Task to carry out:
Find and copy lines holding "that".

Supplied material:

#####

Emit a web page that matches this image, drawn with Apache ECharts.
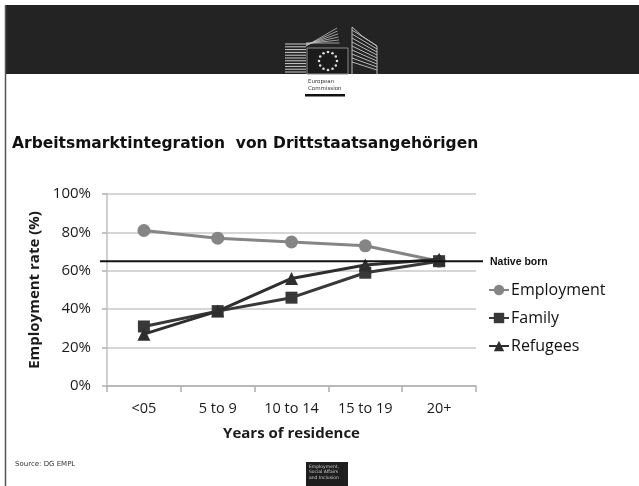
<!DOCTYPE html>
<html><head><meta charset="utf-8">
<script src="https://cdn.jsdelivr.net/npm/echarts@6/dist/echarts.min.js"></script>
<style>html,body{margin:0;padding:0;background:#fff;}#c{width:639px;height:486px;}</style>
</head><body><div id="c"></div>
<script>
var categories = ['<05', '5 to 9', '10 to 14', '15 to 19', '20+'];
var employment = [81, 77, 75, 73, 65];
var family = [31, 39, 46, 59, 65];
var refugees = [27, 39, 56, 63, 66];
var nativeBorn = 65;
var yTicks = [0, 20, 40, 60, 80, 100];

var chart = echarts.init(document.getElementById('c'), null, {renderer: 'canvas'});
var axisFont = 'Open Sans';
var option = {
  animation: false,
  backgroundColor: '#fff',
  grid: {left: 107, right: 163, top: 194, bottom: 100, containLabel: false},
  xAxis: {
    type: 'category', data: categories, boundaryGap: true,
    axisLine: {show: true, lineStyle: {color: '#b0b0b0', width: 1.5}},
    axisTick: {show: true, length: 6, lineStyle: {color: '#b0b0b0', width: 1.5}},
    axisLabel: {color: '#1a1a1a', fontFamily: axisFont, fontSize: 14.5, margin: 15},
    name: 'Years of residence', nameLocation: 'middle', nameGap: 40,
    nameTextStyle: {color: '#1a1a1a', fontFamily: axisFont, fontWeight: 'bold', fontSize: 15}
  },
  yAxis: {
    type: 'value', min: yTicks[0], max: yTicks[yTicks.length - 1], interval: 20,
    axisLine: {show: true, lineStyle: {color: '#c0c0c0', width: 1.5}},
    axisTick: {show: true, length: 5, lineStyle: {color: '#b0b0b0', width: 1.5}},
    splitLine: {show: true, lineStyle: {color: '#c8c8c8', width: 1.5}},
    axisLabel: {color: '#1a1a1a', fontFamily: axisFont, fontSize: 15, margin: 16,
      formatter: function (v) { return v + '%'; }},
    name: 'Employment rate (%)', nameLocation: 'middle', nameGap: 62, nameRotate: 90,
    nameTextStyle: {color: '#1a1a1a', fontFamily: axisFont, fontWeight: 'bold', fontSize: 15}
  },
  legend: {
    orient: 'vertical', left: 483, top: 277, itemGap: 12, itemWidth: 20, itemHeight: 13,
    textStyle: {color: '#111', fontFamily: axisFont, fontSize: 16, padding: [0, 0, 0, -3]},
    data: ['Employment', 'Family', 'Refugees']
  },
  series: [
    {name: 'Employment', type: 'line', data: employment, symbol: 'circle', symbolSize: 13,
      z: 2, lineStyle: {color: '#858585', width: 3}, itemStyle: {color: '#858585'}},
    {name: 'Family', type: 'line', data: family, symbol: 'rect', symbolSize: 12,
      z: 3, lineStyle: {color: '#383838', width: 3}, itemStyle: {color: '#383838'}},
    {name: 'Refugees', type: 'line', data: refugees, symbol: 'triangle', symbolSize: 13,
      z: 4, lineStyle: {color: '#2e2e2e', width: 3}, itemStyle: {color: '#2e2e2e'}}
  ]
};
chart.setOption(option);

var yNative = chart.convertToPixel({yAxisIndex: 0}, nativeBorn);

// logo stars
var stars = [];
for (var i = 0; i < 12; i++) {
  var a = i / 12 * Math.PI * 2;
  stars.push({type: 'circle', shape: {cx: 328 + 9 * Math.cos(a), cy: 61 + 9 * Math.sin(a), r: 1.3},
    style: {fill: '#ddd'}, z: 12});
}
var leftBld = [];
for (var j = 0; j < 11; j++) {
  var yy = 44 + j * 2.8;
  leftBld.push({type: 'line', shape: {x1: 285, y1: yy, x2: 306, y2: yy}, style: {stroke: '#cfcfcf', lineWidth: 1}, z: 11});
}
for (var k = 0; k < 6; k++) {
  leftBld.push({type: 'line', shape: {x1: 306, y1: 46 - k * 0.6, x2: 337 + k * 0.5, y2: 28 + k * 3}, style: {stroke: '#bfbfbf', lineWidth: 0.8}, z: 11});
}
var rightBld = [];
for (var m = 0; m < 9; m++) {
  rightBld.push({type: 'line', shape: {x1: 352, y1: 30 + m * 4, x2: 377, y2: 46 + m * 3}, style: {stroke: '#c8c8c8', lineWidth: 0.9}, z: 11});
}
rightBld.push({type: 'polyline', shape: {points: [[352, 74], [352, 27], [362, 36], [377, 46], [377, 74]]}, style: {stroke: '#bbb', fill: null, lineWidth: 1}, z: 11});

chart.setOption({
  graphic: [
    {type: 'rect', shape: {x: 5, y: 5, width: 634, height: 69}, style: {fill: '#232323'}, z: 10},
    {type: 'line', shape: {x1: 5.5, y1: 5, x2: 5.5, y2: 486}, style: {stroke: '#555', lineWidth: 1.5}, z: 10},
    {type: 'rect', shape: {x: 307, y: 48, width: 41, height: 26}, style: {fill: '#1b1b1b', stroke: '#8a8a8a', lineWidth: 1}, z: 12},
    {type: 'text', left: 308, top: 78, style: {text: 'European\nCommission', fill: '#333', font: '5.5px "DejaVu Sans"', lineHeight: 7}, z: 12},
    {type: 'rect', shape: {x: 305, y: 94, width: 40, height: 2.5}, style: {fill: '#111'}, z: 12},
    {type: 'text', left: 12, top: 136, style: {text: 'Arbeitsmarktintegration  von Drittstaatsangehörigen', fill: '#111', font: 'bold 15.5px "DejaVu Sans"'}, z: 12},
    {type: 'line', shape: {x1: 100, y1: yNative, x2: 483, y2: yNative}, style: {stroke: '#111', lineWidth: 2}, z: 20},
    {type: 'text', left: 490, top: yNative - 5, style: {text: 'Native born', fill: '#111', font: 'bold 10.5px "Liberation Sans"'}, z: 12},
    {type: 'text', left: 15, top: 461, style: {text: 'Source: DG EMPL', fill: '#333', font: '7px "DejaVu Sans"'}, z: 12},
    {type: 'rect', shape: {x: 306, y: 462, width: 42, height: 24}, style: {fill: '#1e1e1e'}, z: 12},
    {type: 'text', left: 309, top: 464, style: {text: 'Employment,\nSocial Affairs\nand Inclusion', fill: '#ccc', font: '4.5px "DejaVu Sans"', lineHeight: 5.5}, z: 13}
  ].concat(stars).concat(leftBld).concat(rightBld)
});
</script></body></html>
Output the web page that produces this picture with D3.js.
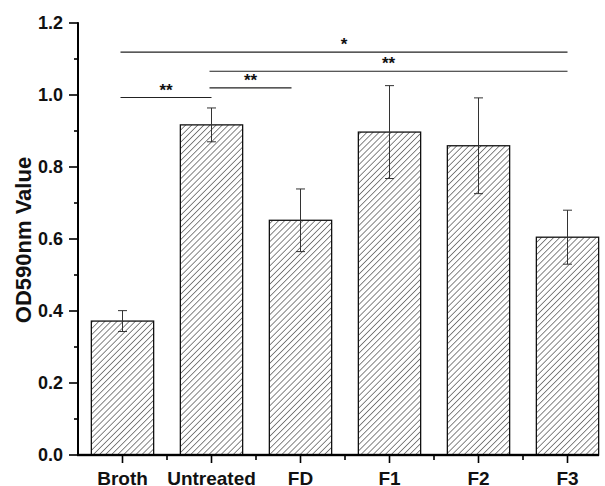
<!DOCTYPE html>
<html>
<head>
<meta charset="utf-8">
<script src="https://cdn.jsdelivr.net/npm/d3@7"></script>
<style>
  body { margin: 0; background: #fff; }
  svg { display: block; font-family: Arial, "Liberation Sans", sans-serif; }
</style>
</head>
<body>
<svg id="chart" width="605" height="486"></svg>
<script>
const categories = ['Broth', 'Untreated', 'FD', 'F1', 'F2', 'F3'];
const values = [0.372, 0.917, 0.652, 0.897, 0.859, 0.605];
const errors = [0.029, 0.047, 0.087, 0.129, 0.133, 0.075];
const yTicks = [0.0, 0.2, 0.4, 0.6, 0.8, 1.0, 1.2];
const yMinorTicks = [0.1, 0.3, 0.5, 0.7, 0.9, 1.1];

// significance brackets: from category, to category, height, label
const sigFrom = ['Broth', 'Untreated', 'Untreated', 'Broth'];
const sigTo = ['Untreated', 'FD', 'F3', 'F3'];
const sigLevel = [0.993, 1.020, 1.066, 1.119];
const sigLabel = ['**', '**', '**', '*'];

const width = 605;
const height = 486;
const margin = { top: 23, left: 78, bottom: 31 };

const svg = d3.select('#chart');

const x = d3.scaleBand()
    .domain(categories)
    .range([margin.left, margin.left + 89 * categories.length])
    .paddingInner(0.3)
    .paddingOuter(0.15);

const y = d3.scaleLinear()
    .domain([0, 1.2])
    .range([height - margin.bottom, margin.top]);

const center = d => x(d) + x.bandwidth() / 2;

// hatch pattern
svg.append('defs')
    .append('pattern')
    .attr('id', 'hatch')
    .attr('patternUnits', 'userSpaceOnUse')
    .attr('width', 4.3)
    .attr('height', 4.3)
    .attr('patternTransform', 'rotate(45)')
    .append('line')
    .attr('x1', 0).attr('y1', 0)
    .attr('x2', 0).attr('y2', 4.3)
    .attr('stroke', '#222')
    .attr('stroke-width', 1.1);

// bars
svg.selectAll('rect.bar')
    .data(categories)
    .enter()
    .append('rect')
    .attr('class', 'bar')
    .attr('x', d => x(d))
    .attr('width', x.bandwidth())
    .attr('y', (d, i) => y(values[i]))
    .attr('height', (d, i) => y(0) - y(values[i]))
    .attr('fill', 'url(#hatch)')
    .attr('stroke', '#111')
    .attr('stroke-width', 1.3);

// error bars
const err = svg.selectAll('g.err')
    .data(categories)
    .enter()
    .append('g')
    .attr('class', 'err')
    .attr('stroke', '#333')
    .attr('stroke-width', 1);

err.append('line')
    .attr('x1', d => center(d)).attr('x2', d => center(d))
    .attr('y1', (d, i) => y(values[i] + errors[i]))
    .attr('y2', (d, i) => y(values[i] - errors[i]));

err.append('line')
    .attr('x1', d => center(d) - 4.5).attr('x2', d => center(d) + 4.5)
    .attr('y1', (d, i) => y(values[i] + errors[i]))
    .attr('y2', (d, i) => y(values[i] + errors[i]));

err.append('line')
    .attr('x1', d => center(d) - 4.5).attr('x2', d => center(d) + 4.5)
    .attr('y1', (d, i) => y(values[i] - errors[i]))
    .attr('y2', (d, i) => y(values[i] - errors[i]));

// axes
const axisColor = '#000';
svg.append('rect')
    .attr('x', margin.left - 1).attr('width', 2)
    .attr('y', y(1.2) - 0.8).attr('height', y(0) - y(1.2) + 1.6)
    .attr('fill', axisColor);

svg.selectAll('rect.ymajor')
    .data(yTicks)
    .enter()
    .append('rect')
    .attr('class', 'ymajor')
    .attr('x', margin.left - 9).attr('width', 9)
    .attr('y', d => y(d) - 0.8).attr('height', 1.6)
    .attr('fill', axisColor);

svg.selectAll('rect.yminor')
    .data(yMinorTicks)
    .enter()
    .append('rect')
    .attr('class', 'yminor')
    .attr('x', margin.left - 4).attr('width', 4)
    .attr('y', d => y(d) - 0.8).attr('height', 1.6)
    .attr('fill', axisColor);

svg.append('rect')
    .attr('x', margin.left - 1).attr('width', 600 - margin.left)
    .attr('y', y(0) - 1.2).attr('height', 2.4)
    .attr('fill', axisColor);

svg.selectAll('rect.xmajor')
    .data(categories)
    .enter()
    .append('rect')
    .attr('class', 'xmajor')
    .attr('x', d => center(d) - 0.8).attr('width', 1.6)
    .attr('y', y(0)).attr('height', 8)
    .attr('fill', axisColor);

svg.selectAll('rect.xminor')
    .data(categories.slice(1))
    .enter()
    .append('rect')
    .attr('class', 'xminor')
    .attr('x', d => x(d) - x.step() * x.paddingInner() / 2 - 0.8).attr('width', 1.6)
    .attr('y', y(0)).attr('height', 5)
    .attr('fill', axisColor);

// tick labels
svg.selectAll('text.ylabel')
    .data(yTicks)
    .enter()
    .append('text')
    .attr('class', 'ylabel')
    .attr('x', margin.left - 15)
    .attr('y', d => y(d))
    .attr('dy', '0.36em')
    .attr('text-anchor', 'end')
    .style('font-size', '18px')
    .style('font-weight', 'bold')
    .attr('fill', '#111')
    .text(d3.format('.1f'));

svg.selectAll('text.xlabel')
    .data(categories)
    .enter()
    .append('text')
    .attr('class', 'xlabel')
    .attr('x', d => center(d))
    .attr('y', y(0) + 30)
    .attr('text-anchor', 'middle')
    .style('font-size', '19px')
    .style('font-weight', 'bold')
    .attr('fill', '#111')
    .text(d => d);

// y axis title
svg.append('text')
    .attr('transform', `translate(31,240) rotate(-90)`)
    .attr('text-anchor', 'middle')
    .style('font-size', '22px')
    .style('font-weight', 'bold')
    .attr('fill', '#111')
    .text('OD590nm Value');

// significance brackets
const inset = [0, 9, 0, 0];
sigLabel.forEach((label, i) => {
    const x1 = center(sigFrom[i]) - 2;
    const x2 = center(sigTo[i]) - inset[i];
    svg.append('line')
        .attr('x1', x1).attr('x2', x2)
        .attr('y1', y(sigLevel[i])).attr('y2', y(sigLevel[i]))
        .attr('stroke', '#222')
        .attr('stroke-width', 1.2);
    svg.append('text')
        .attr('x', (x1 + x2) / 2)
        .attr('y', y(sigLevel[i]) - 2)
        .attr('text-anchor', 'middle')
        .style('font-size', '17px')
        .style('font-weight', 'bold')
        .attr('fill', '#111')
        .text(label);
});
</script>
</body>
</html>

#####

Correct output:
Emit a web page that matches this image, drawn with Apache ECharts.
Output the web page that produces this picture with D3.js.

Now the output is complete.